Your copy of the material must match it exactly, except that pictures are dropped.

---------- DATA LINES

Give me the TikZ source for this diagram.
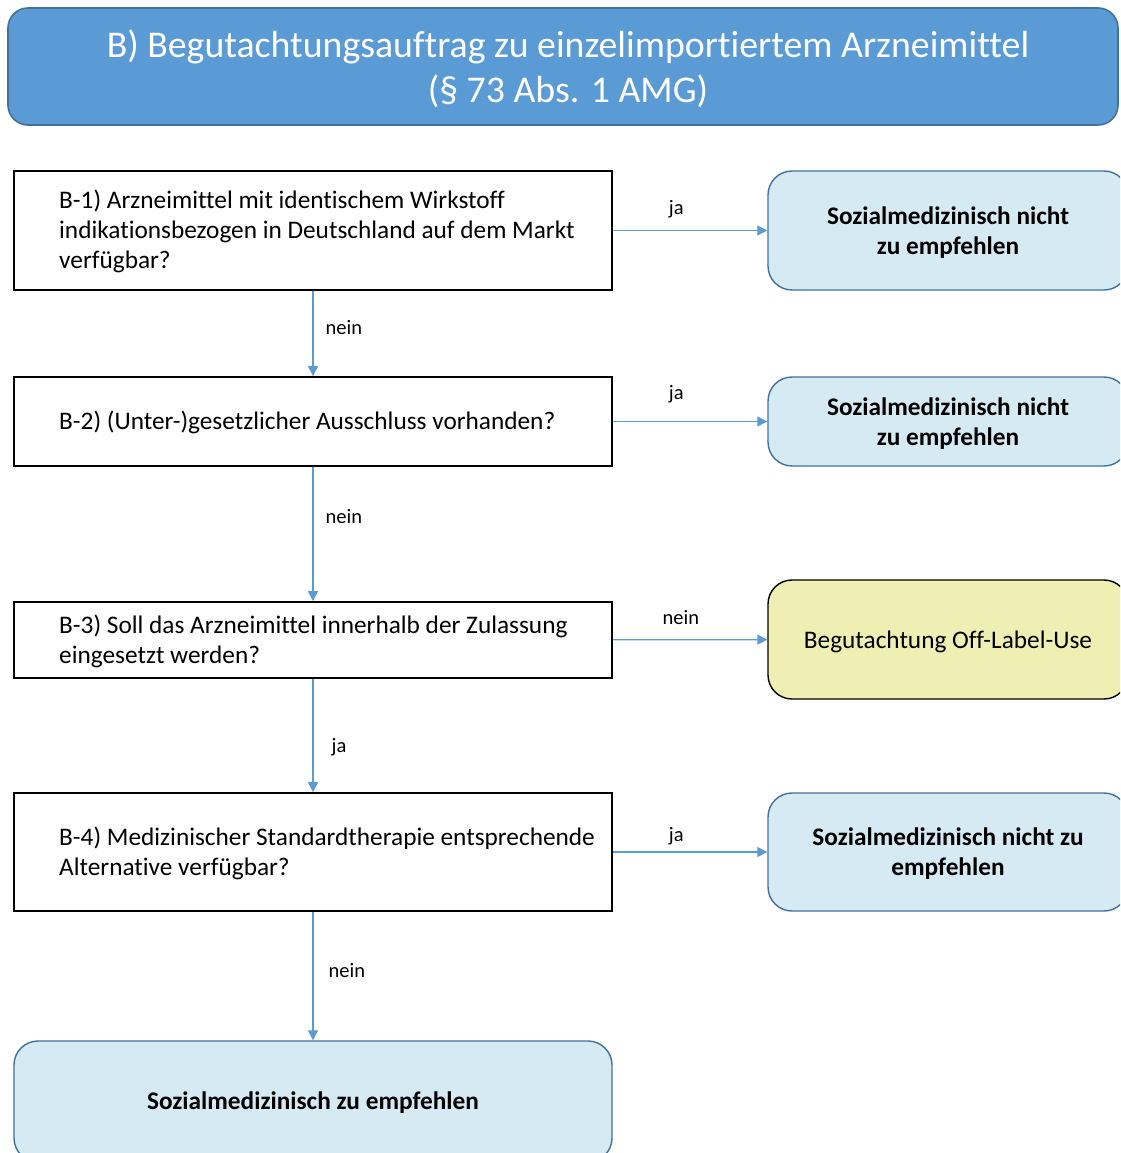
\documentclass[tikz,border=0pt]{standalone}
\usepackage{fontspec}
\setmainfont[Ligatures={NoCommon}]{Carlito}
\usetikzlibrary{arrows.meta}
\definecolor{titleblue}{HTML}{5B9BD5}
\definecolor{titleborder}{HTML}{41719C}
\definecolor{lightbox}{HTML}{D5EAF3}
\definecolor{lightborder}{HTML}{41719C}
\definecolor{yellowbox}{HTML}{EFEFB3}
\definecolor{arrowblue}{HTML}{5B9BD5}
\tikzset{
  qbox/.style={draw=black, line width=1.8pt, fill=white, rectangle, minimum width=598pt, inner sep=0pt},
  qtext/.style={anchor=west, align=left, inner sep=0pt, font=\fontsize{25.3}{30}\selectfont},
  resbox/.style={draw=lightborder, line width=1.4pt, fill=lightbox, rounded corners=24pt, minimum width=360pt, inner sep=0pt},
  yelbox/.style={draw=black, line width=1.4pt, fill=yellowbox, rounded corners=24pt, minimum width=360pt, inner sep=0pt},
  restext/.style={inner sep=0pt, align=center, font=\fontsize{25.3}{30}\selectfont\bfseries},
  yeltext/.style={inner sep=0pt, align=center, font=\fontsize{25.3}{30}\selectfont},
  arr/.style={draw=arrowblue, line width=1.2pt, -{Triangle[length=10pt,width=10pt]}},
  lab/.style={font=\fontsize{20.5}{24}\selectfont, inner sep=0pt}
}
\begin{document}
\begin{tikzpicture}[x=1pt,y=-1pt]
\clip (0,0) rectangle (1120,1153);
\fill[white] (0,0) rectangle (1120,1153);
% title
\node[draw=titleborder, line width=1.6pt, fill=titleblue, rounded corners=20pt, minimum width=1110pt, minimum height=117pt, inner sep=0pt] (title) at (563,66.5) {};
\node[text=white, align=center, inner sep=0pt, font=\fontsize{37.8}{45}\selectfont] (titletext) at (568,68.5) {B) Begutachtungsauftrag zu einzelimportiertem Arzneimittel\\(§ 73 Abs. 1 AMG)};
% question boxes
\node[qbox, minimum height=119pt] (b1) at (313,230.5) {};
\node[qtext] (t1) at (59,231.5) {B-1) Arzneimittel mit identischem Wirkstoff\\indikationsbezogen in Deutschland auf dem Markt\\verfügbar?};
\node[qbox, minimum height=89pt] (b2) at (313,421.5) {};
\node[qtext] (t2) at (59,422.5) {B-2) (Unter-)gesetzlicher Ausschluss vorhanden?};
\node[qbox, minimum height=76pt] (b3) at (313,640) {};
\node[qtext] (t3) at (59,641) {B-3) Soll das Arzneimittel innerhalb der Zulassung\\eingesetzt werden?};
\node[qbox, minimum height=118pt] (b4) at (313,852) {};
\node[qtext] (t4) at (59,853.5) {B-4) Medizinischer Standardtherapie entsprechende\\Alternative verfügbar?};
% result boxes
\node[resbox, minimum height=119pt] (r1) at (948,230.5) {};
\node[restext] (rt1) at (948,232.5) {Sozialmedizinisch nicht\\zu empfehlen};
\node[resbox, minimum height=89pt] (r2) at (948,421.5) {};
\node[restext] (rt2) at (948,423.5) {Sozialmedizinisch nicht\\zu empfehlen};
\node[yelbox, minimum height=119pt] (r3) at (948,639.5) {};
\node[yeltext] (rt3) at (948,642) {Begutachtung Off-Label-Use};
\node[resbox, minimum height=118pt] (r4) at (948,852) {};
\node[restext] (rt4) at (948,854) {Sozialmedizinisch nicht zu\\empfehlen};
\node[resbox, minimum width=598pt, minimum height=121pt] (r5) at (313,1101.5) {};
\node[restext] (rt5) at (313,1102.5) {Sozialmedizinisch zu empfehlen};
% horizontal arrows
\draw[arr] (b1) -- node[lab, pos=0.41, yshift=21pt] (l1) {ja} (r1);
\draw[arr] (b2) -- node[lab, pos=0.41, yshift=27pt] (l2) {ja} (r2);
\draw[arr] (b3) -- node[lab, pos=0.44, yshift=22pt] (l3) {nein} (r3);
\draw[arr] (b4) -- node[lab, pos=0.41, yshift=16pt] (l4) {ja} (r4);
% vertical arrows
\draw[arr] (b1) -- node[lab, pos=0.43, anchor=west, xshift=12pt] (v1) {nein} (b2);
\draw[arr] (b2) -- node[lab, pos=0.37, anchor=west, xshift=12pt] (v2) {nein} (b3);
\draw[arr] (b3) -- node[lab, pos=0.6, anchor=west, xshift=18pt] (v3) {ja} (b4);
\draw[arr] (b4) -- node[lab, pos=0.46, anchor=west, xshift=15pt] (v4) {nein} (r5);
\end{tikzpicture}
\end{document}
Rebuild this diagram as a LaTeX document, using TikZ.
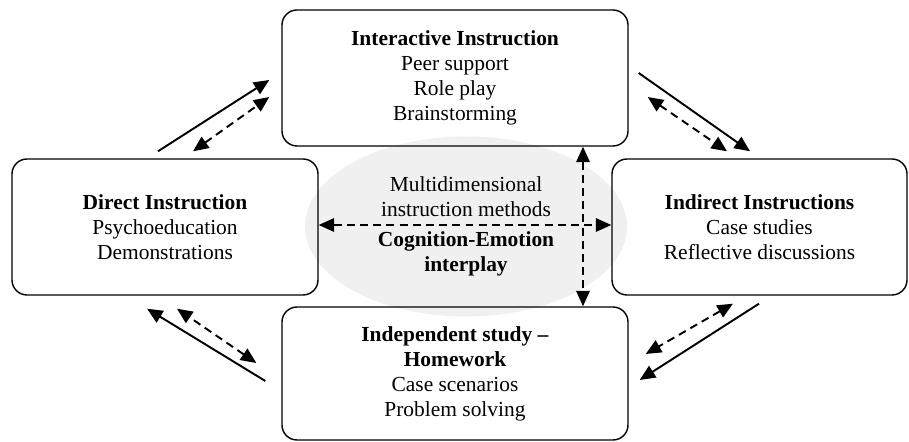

--------------------

__EXERCISE RESPONSE__.
Give me the TikZ source for this diagram.
\documentclass[tikz,border=0pt]{standalone}
\usepackage{fontspec}
\setmainfont[Ligatures={NoCommon}]{Carlito}
\usetikzlibrary{arrows.meta}
\definecolor{titleblue}{HTML}{5B9BD5}
\definecolor{titleborder}{HTML}{41719C}
\definecolor{lightbox}{HTML}{D5EAF3}
\definecolor{lightborder}{HTML}{41719C}
\definecolor{yellowbox}{HTML}{EFEFB3}
\definecolor{arrowblue}{HTML}{5B9BD5}
\tikzset{
  qbox/.style={draw=black, line width=1.8pt, fill=white, rectangle, minimum width=598pt, inner sep=0pt},
  qtext/.style={anchor=west, align=left, inner sep=0pt, font=\fontsize{25.3}{30}\selectfont},
  resbox/.style={draw=lightborder, line width=1.4pt, fill=lightbox, rounded corners=24pt, minimum width=360pt, inner sep=0pt},
  yelbox/.style={draw=black, line width=1.4pt, fill=yellowbox, rounded corners=24pt, minimum width=360pt, inner sep=0pt},
  restext/.style={inner sep=0pt, align=center, font=\fontsize{25.3}{30}\selectfont\bfseries},
  yeltext/.style={inner sep=0pt, align=center, font=\fontsize{25.3}{30}\selectfont},
  arr/.style={draw=arrowblue, line width=1.2pt, -{Triangle[length=10pt,width=10pt]}},
  lab/.style={font=\fontsize{20.5}{24}\selectfont, inner sep=0pt}
}
\begin{document}
\begin{tikzpicture}[x=1pt,y=-1pt]
\clip (0,0) rectangle (1120,1153);
\fill[white] (0,0) rectangle (1120,1153);
% title
\node[draw=titleborder, line width=1.6pt, fill=titleblue, rounded corners=20pt, minimum width=1110pt, minimum height=117pt, inner sep=0pt] (title) at (563,66.5) {};
\node[text=white, align=center, inner sep=0pt, font=\fontsize{37.8}{45}\selectfont] (titletext) at (568,68.5) {B) Begutachtungsauftrag zu einzelimportiertem Arzneimittel\\(§ 73 Abs. 1 AMG)};
% question boxes
\node[qbox, minimum height=119pt] (b1) at (313,230.5) {};
\node[qtext] (t1) at (59,231.5) {B-1) Arzneimittel mit identischem Wirkstoff\\indikationsbezogen in Deutschland auf dem Markt\\verfügbar?};
\node[qbox, minimum height=89pt] (b2) at (313,421.5) {};
\node[qtext] (t2) at (59,422.5) {B-2) (Unter-)gesetzlicher Ausschluss vorhanden?};
\node[qbox, minimum height=76pt] (b3) at (313,640) {};
\node[qtext] (t3) at (59,641) {B-3) Soll das Arzneimittel innerhalb der Zulassung\\eingesetzt werden?};
\node[qbox, minimum height=118pt] (b4) at (313,852) {};
\node[qtext] (t4) at (59,853.5) {B-4) Medizinischer Standardtherapie entsprechende\\Alternative verfügbar?};
% result boxes
\node[resbox, minimum height=119pt] (r1) at (948,230.5) {};
\node[restext] (rt1) at (948,232.5) {Sozialmedizinisch nicht\\zu empfehlen};
\node[resbox, minimum height=89pt] (r2) at (948,421.5) {};
\node[restext] (rt2) at (948,423.5) {Sozialmedizinisch nicht\\zu empfehlen};
\node[yelbox, minimum height=119pt] (r3) at (948,639.5) {};
\node[yeltext] (rt3) at (948,642) {Begutachtung Off-Label-Use};
\node[resbox, minimum height=118pt] (r4) at (948,852) {};
\node[restext] (rt4) at (948,854) {Sozialmedizinisch nicht zu\\empfehlen};
\node[resbox, minimum width=598pt, minimum height=121pt] (r5) at (313,1101.5) {};
\node[restext] (rt5) at (313,1102.5) {Sozialmedizinisch zu empfehlen};
% horizontal arrows
\draw[arr] (b1) -- node[lab, pos=0.41, yshift=21pt] (l1) {ja} (r1);
\draw[arr] (b2) -- node[lab, pos=0.41, yshift=27pt] (l2) {ja} (r2);
\draw[arr] (b3) -- node[lab, pos=0.44, yshift=22pt] (l3) {nein} (r3);
\draw[arr] (b4) -- node[lab, pos=0.41, yshift=16pt] (l4) {ja} (r4);
% vertical arrows
\draw[arr] (b1) -- node[lab, pos=0.43, anchor=west, xshift=12pt] (v1) {nein} (b2);
\draw[arr] (b2) -- node[lab, pos=0.37, anchor=west, xshift=12pt] (v2) {nein} (b3);
\draw[arr] (b3) -- node[lab, pos=0.6, anchor=west, xshift=18pt] (v3) {ja} (b4);
\draw[arr] (b4) -- node[lab, pos=0.46, anchor=west, xshift=15pt] (v4) {nein} (r5);
\end{tikzpicture}
\end{document}
Rebuild this diagram as a LaTeX document, using TikZ.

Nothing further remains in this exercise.